In this brief, brilliant book, all of these factors are given thoughtful consideration. It attempts to separate what was intended from what was communicated by the film and doesn’t fuss too much about the areas where that distinction is difficult to make. It makes its points with text, charts, script pages and numerous stills from the film. 

I'm a big fan of the carefully-executed film monographs put out by the British Film Institute (BFI). Though there is a certain structure to the series, each book always has its own character, which depends upon the nature of the film being discussed. For those of you not familiar with the series, each edition describes the backstory, plot, production and reaction to a single movie. The books are never much more than a hundred pages long, but they are thorough, with strong research, fascinating insights and enough of the author’s personal imprint to keep them from getting too generic. 

They couldn’t have picked a better author for this edition. John Coldstream has had a hand in two books about Bogarde, the first his authorized biography of the actor and the second a collection of Bogarde’s letters which he edited. He also helped Bogarde to collect his own journalism in another book. The author's familiarity with the star of Victim gives the text an anchor from which the rest of the film can be explored. 

Without Bogarde’s participation, the movie would likely not have thrived as it has, and Coldstream is right to shine a spotlight on the courageous actor (who was a closeted homosexual himself) and his controlled, but tormented performance. Coldstream marks the progress of Victim with a chart that Bogarde sketched (and which is included inside the cover of the book) to show the various emotional peaks and valleys of his character. 

In part, the plot of Victim revolves around a group of homosexuals who are tormented by blackmailers taking advantage of the fact that their victim’s intimate activities are illegal in the current British society. It is also the story of Melville Farr (Dirk Bogarde), a successful barrister who puts his marriage, career and reputation in jeopardy to help the victims while dealing with his own barely repressed homosexuality. 

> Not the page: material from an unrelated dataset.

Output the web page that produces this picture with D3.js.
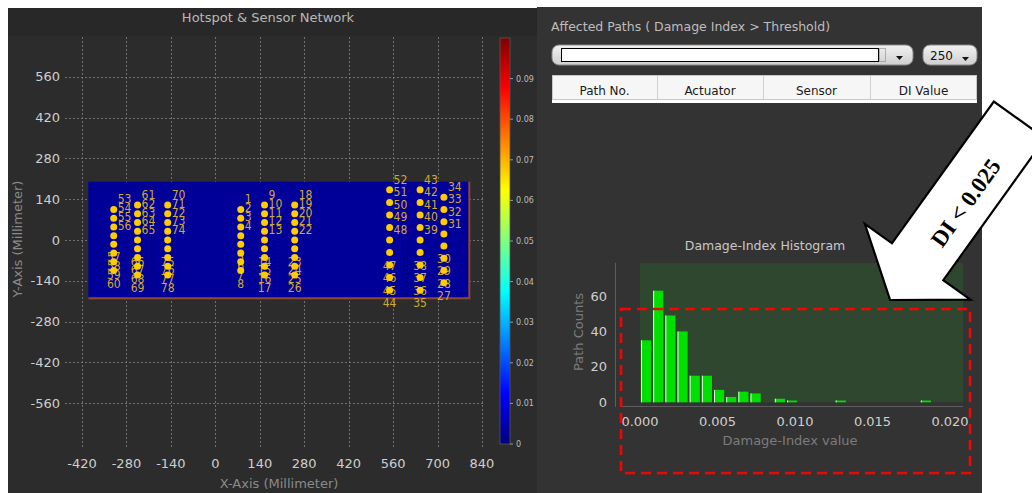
<!DOCTYPE html>
<html><head><meta charset="utf-8">
<script src="https://cdn.jsdelivr.net/npm/d3@7"></script>
<style>html,body{margin:0;padding:0;background:#fff;overflow:hidden}svg{display:block}</style>
</head><body>
<svg id="c" width="1032" height="493"></svg>
<script>
// ---------------- data ----------------
const sensorId = [1,2,3,4,5,6,7,8, 9,10,11,12,13,14,15,16,17, 18,19,20,21,22,23,24,25,26,
  27,28,29,30,31,32,33,34, 35,36,37,38,39,40,41,42,43, 44,45,46,47,48,49,50,51,52,
  53,54,55,56,57,58,59,60, 61,62,63,64,65,66,67,68,69, 70,71,72,73,74,75,76,77,78];
const sensorX = [80,80,80,80,80,80,80,80, 155,155,155,155,155,155,155,155,155, 250,250,250,250,250,250,250,250,250,
  720,720,720,720,720,720,720,720, 645,645,645,645,645,645,645,645,645, 549,549,549,549,549,549,549,549,549,
  -320,-320,-320,-320,-320,-320,-320,-320, -245,-245,-245,-245,-245,-245,-245,-245,-245, -150,-150,-150,-150,-150,-150,-150,-150,-150];
const sensorY = [105,75,45,15,-15,-45,-75,-105, 120,90,60,30,0,-30,-60,-90,-120, 120,90,60,30,0,-30,-60,-90,-120,
  -147,-105,-63,-21,21,63,105,147, -172,-129,-86,-43,0,43,86,129,172, -172,-129,-86,-43,0,43,86,129,172,
  105,75,45,15,-15,-45,-75,-105, 120,90,60,30,0,-30,-60,-90,-120, 120,90,60,30,0,-30,-60,-90,-120];
const plateX = [-400, 800];
const plateY = [-200, 200];
const hotspotLineX = [-202, 202, 605];
const hotspotLineY = [-195, 190];
const xTicks = [-420,-280,-140,0,140,280,420,560,700,840];
const yTicks = [-560,-420,-280,-140,0,140,280,420,560];
const cbTicks = [0,0.01,0.02,0.03,0.04,0.05,0.06,0.07,0.08,0.09];
const cbTickLabels = ["0","0.01","0.02","0.03","0.04","0.05","0.06","0.07","0.08","0.09"];
const histCounts = [35,63,49,40,15,15,7,3,6,5,0,2,1,0,0,0,1,0,0,0,0,0,0,1];
const histBinWidth = 0.000785;
const histXTicks = [0,0.005,0.010,0.015,0.020];
const histXTickLabels = ["0.000","0.005","0.010","0.015","0.020"];
const histYTicks = [0,20,40,60];
const tableHeaders = ["Path No.","Actuator","Sensor","DI Value"];
const comboValue = "250";

// ---------------- drawing ----------------
const svg = d3.select("#c");
const FONT = "'DejaVu Sans', Verdana, sans-serif";

// panels
svg.append("rect").attr("x",0).attr("y",0).attr("width",1032).attr("height",493).attr("fill","#fff");
svg.append("rect").attr("x",8).attr("y",8).attr("width",529).attr("height",485).attr("fill","#2c2c2c");
svg.append("rect").attr("x",8).attr("y",8).attr("width",529).attr("height",28).attr("fill","#282828");
svg.append("rect").attr("x",537).attr("y",7).attr("width",445).attr("height",486).attr("fill","#333333");

// ---- left chart ----
const x = d3.scaleLinear().domain([-420,840]).range([82,482]);
const y = d3.scaleLinear().domain([-560,560]).range([403.2,76.8]);

svg.append("text").attr("x",268).attr("y",22).attr("text-anchor","middle")
  .attr("font-family",FONT).attr("font-size",13).attr("fill","#b8b8b8").text("Hotspot & Sensor Network");

const grid = svg.append("g").attr("stroke","#707070").attr("stroke-width",1).attr("stroke-dasharray","2,2").attr("shape-rendering","crispEdges");
grid.selectAll("line.v").data(xTicks).join("line").attr("class","v")
  .attr("x1",d=>Math.round(x(d))+0.5).attr("x2",d=>Math.round(x(d))+0.5).attr("y1",37).attr("y2",447);
grid.selectAll("line.h").data(yTicks).join("line").attr("class","h")
  .attr("y1",d=>Math.round(y(d))+0.5).attr("y2",d=>Math.round(y(d))+0.5).attr("x1",65).attr("x2",483);

svg.append("g").selectAll("text").data(yTicks).join("text")
  .attr("x",60).attr("y",d=>y(d)+4.5).attr("text-anchor","end")
  .attr("font-family",FONT).attr("font-size",13).attr("fill","#cfcfcf").text(d=>d);
svg.append("g").selectAll("text").data(xTicks).join("text")
  .attr("x",d=>x(d)).attr("y",467.5).attr("text-anchor","middle")
  .attr("font-family",FONT).attr("font-size",13).attr("fill","#cfcfcf").text(d=>d);
svg.append("text").attr("x",279).attr("y",487.5).attr("text-anchor","middle")
  .attr("font-family",FONT).attr("font-size",13).attr("fill","#8a8a8a").text("X-Axis (Millimeter)");
svg.append("text").attr("transform","translate(22,239) rotate(-90)").attr("text-anchor","middle")
  .attr("font-family",FONT).attr("font-size",13).attr("fill","#8a8a8a").text("Y-Axis (Millimeter)");

// plate
svg.append("rect").attr("x",x(plateX[0])).attr("y",y(plateY[1]))
  .attr("width",x(plateX[1])-x(plateX[0])).attr("height",y(plateY[0])-y(plateY[1]))
  .attr("fill","#000099");
svg.append("line").attr("x1",x(plateX[0])).attr("x2",x(plateX[1])+1).attr("y1",y(plateY[0])).attr("y2",y(plateY[0]))
  .attr("stroke","#8e4a2e").attr("stroke-width",2);
svg.append("line").attr("x1",x(plateX[1])).attr("x2",x(plateX[1])).attr("y1",y(plateY[1])).attr("y2",y(plateY[0]))
  .attr("stroke","#8e4a2e").attr("stroke-width",2);
svg.append("g").selectAll("line").data(hotspotLineX).join("line")
  .attr("x1",d=>x(d)).attr("x2",d=>x(d)).attr("y1",y(hotspotLineY[1])).attr("y2",y(hotspotLineY[0]))
  .attr("stroke","#000").attr("stroke-width",1).attr("stroke-dasharray","2,2");

// sensors
const sensors = sensorId.map((id,i)=>({id, sx:sensorX[i], sy:sensorY[i]}));
svg.append("g").selectAll("text").data(sensors).join("text")
  .attr("x",d=> d.sy>=0 ? x(d.sx)+4 : x(d.sx))
  .attr("y",d=> d.sy>=0 ? y(d.sy)-10 : y(d.sy)+13)
  .attr("text-anchor",d=> d.sy>=0 ? "start" : "middle")
  .attr("dominant-baseline","central")
  .attr("font-family","'DejaVu Sans Condensed','Liberation Sans Narrow',sans-serif").attr("font-size",12)
  .attr("fill","#d2aa2a").text(d=>d.id);
svg.append("g").selectAll("circle").data(sensors).join("circle")
  .attr("cx",d=>x(d.sx)).attr("cy",d=>y(d.sy)).attr("r",3.5).attr("fill","#ffcc00");

// colorbar
const cb = d3.scaleLinear().domain([0,0.1]).range([444,38]);
const defs = svg.append("defs");
const grad = defs.append("linearGradient").attr("id","jet").attr("x1",0).attr("y1",1).attr("x2",0).attr("y2",0);
[[0,"#00007f"],[0.125,"#0000ff"],[0.375,"#00ffff"],[0.625,"#ffff00"],[0.875,"#ff0000"],[1,"#7f0000"]]
  .forEach(s=>grad.append("stop").attr("offset",s[0]).attr("stop-color",s[1]));
svg.append("rect").attr("x",500).attr("y",cb(0.1)).attr("width",10).attr("height",cb(0)-cb(0.1))
  .attr("fill","url(#jet)").attr("stroke","#555").attr("stroke-width",0.8);
svg.append("g").selectAll("line").data(cbTicks).join("line")
  .attr("x1",510).attr("x2",513).attr("y1",d=>cb(d)).attr("y2",d=>cb(d)).attr("stroke","#999");
svg.append("g").selectAll("text").data(cbTicks).join("text")
  .attr("x",516).attr("y",d=>cb(d)+3).attr("font-family",FONT).attr("font-size",8)
  .attr("fill","#bdbdbd").text((d,i)=>cbTickLabels[i]);

// ---- right panel UI ----
svg.append("text").attr("x",551).attr("y",31).attr("font-family",FONT).attr("font-size",12.5)
  .attr("fill","#bdbdbd").text("Affected Paths ( Damage Index > Threshold)");
const cg = defs.append("linearGradient").attr("id","combo").attr("x1",0).attr("y1",0).attr("x2",0).attr("y2",1);
cg.append("stop").attr("offset",0).attr("stop-color","#f2f2f2");
cg.append("stop").attr("offset",1).attr("stop-color","#cfcfcf");
svg.append("rect").attr("x",552).attr("y",45).attr("width",361).attr("height",20).attr("rx",7)
  .attr("fill","url(#combo)").attr("stroke","#8a8a8a");
svg.append("rect").attr("x",561.5).attr("y",48.5).attr("width",317).attr("height",13)
  .attr("fill","#fff").attr("stroke","#000");
svg.append("rect").attr("x",879.5).attr("y",48.5).attr("width",6).attr("height",13)
  .attr("fill","none").attr("stroke","#777").attr("stroke-dasharray","1,1");
svg.append("path").attr("d","M896,56 L903,56 L899.5,60 Z").attr("fill","#111");
svg.append("rect").attr("x",923).attr("y",45).attr("width",54).attr("height",20).attr("rx",7)
  .attr("fill","url(#combo)").attr("stroke","#8a8a8a");
svg.append("text").attr("x",930).attr("y",60).attr("font-family",FONT).attr("font-size",12)
  .attr("fill","#111").text(comboValue);
svg.append("path").attr("d","M962,57 L969,57 L965.5,61 Z").attr("fill","#111");

svg.append("rect").attr("x",552).attr("y",75).attr("width",425).attr("height",28).attr("fill","#fff");
svg.append("rect").attr("x",552.5).attr("y",75.5).attr("width",424).attr("height",24)
  .attr("fill","#f6f6f6").attr("stroke","#c8c8c8");
const colEdges = [552,657,763,870,977];
svg.append("g").selectAll("line").data(colEdges.slice(1,4)).join("line")
  .attr("x1",d=>d+0.5).attr("x2",d=>d+0.5).attr("y1",76).attr("y2",99).attr("stroke","#d0d0d0");
svg.append("g").selectAll("text").data(tableHeaders).join("text")
  .attr("x",(d,i)=>(colEdges[i]+colEdges[i+1])/2).attr("y",95).attr("text-anchor","middle")
  .attr("font-family",FONT).attr("font-size",12).attr("fill","#1a1a1a").text(d=>d);

// ---- histogram ----
const hx = d3.scaleLinear().domain([0,0.02]).range([640,950]);
const hy = d3.scaleLinear().domain([0,60]).range([402.3,296]);
svg.append("text").attr("x",765).attr("y",250).attr("text-anchor","middle")
  .attr("font-family",FONT).attr("font-size",12.5).attr("fill","#c8c8c8").text("Damage-Index Histogram");
svg.append("rect").attr("x",640).attr("y",hy(78.7)).attr("width",323).attr("height",hy(0)-hy(78.7)).attr("fill","#2f472f");
svg.append("line").attr("x1",615.5).attr("x2",615.5).attr("y1",hy(78.7)).attr("y2",407).attr("stroke","#5e5e5e");
svg.append("line").attr("x1",620).attr("x2",963).attr("y1",406.5).attr("y2",406.5).attr("stroke","#5e5e5e");
const bins = histCounts.map((c,i)=>({c, x0:i*histBinWidth, x1:(i+1)*histBinWidth})).filter(b=>b.c>0);
const bg = svg.append("g");
bg.selectAll("rect").data(bins).join("rect")
  .attr("x",d=>hx(d.x0)+1).attr("width",d=>hx(d.x1)-hx(d.x0)-2)
  .attr("y",d=>hy(d.c)).attr("height",d=>hy(0)-hy(d.c)).attr("fill","#00e000");
bg.selectAll("line").data(bins).join("line")
  .attr("x1",d=>hx(d.x0)+1.5).attr("x2",d=>hx(d.x0)+1.5)
  .attr("y1",d=>hy(d.c)).attr("y2",hy(0)).attr("stroke","#d8ffd8").attr("stroke-width",1);
svg.append("g").selectAll("text").data(histYTicks).join("text")
  .attr("x",607).attr("y",d=>hy(d)+4.5).attr("text-anchor","end")
  .attr("font-family",FONT).attr("font-size",13).attr("fill","#cfcfcf").text(d=>d);
svg.append("g").selectAll("text").data(histXTicks).join("text")
  .attr("x",d=>hx(d)).attr("y",425.5).attr("text-anchor","middle")
  .attr("font-family",FONT).attr("font-size",13).attr("fill","#cfcfcf").text((d,i)=>histXTickLabels[i]);
svg.append("text").attr("x",790).attr("y",445).attr("text-anchor","middle")
  .attr("font-family",FONT).attr("font-size",13).attr("fill","#7c7c7c").text("Damage-Index value");
svg.append("text").attr("transform","translate(583,332) rotate(-90)").attr("text-anchor","middle")
  .attr("font-family",FONT).attr("font-size",13).attr("fill","#7c7c7c").text("Path Counts");

// red dashed highlight
svg.append("rect").attr("x",621).attr("y",309).attr("width",349).attr("height",164)
  .attr("fill","none").attr("stroke","#ff0000").attr("stroke-width",2.5).attr("stroke-dasharray","10,6");

// big arrow annotation
const ag = svg.append("g").attr("transform","translate(1012.5,129.7) rotate(125.7)");
ag.append("path").attr("d","M-12,-31.6 L162.6,-31.6 L162.6,-65 L209.7,0 L162.6,65 L162.6,31.6 L-12,31.6 Z")
  .attr("fill","#fff").attr("stroke","#000").attr("stroke-width",2.2).attr("stroke-linejoin","miter");
svg.append("text").attr("transform","translate(966,203) rotate(-54.3)").attr("text-anchor","middle")
  .attr("dominant-baseline","central").attr("font-family","'Liberation Serif','Times New Roman',serif")
  .attr("font-weight","bold").attr("font-size",23).attr("fill","#000").text("DI < 0.025");
</script>
</body></html>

All of these plotlines converge on one point: by making homosexuality illegal, a society opens itself up to a torrent of additional crimes, from blackmail to theft. These elegantly stated points had their effect, as they helped to pave the way for a 1967 act which decriminalized private homosexual acts between consenting adults in the UK. 

Though the subject matter of Victim was groundbreaking, you get the sense that at least British society was ready for discussing, if not necessarily accepting the practice of homosexuality. The film received an ‘X’ rating in the UK and it was banned in the United States, but its release inspired thoughtful reviews and widespread appreciation for the courage of those in the production for tackling a difficult subject. 

Overall, this tidy little volume manages to capture the essence of a complex film and production, which did good business and promoted change, while simultaneously succeeding as an entertaining work of suspense. 

Thank you to Palgrave Macmillan for the opportunity to review this book.